Л.К. ЧУКОВСКАЯ. Записки об Анне Ахматовой. 1963—1966. Стр. 187

А Бродский, как известно, на Солженицына не обижался, что тот сказал, что еще ни одному русскому писателю гонения не повредили. Признавал – и было бы глупо не признавать, – что Солженицын, отсидев сам, имел на это право. Анна Андреевна пострадала «только» сыном (которого не очень любила, скажем для ясности).

Другой сиделец – Михаил Михайлович Бахтин, не считавший Анну Ахматову великим человеком, не интересовавшийся ею, – просто знал, что ее занимают лишь люди известные, значимые. И это не было даже снобизмом, который все-таки лишь – дело вкуса, а не совести.

Бродский: Это был, если хотите, некоторый ад на колесах: Федор Михайлович Достоевский или Данте. На оправку нас не выпускают, люди наверху мочатся, все это течет вниз. Дышать нечем. А публика – главным образом блатари. Люди уже не с первым сроком, не со вторым, не с третьим – а там с шестнадцатым. И вот в таком вагоне сидит напротив меня русский старик <…>– эти мозолистые руки, борода. Все как полагается. Он в колхозе со скотного двора какой-то несчастный мешок зерна увел, ему дали шесть лет. А он уже пожилой человек. И совершенно понятно, что он на пересылке или в тюрьме умрет. И никогда до освобождения не дотянет. И ни один интеллигентный человек – ни в России, ни на Западе – на его защиту не подымется. Никогда!<…> Уже какое-то шевеление правозащитное начиналось. Но за этого несчастного старика никто бы слова не замолвил – ни Би-би-си, ни «Голос Америки». Никто! И когда видишь это – ну больше уже ничего не надо… Потому что все эти молодые люди – я их называл «борцовщиками» – они знали, что делают, на что идут, чего ради. Может быть, действительно ради каких-то перемен. А может быть, ради того, чтобы думать про себя хорошо. Потому что у них всегда была какая-то аудитория, какие-то друзья, кореша в Москве. А у этого старика никакой аудитории нет.
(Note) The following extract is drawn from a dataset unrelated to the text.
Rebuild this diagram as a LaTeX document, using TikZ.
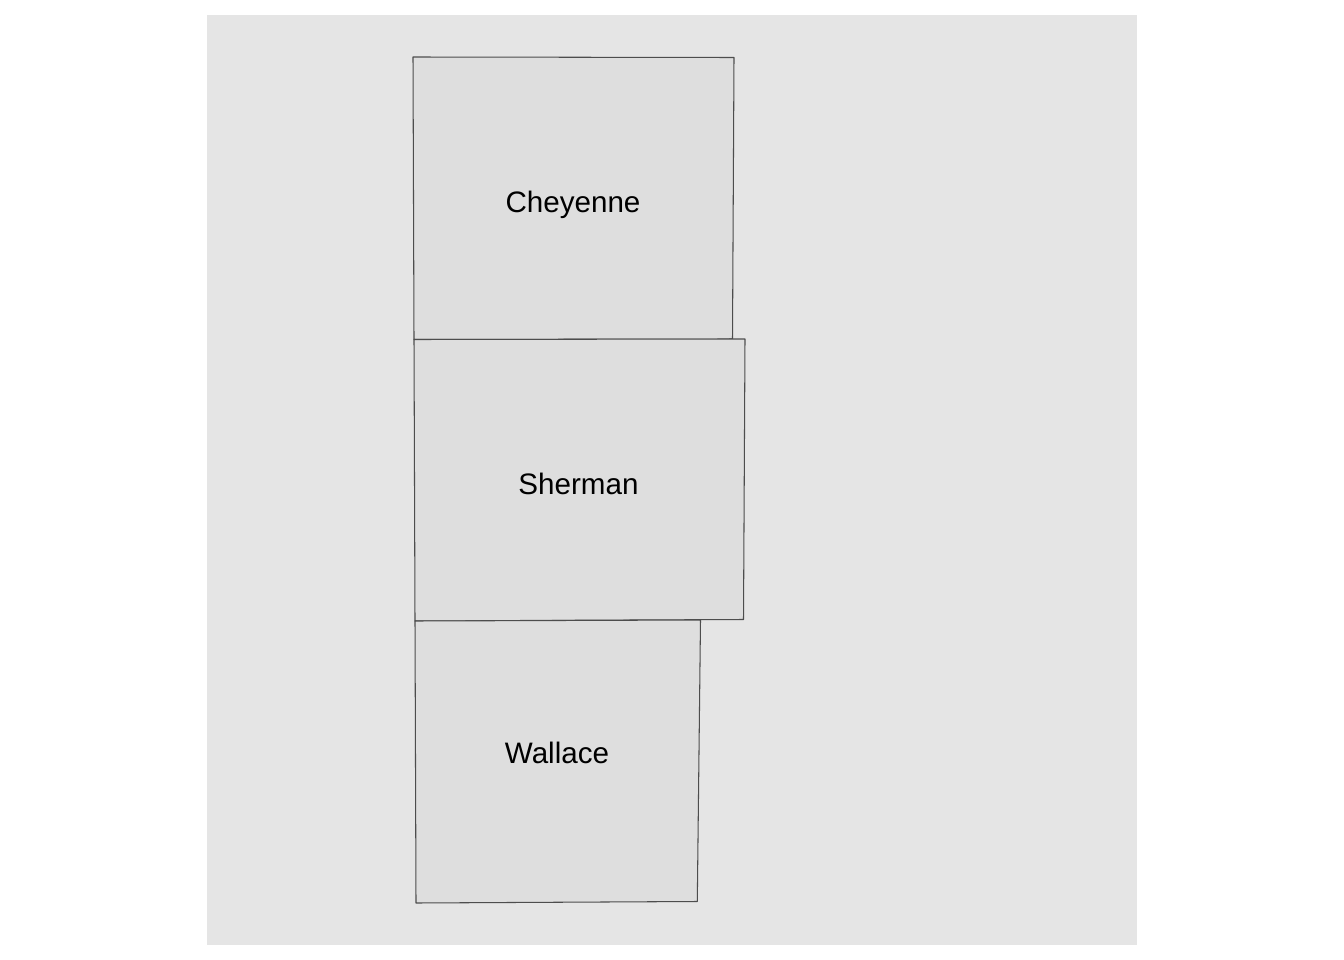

Может быть, у него есть его бабка, сыновья там. Но бабка и сыновья никогда ему не скажут: «Ты поступил благородно, украв мешок сена с колхозного двора, потому что нам жрать нечего было». И когда ты такое видишь, то вся эта правозащитная лирика принимает несколько иной характер.

Соломон ВОЛКОВ. Диалоги с Бродским. Стр. 82

Такая же судьба – не выбор, a bad luck – была у Льва Гумилева. Активом она была в руках Анны Ахматовой.

Бродский на Солженицына не обижен за себя. Ахматова соринку в глазу яростно хотела бы с глазом вместе вырвать.

«Но единственная ли это причина?» Боялся? Завидовал? Мстил? – легче всего ей приходят на ум такие резоны, это ее собственный склад личности.

Конечно, трагично и эффектно выглядит, как вчера еще всемогущий красный маршал или член ЦК, потревоженный ночью, из пуховой постели попадал в подвал Лубянки, получал кулаком по роже или сапогом в пах и тут же бывал расстрелян. И нет во всех этих воспоминаниях места простым, неграмотным русским Ивану да Марье, которых с малолетними ребятишками отрывали от последнего мешка с зерном и полудохлой коровенки, выволакивали из затхлой, грязной, но все же родной избы и гнали этапом в бескрайние сибирские лагеря да поселения <…>. Детям же их, тем, кто выжил в детских колониях, после XXII съезда партии правительство посадит на шею, на хлеба почетных мордастых пенсионеров, тех самых, кто сгноил их батьку и мать.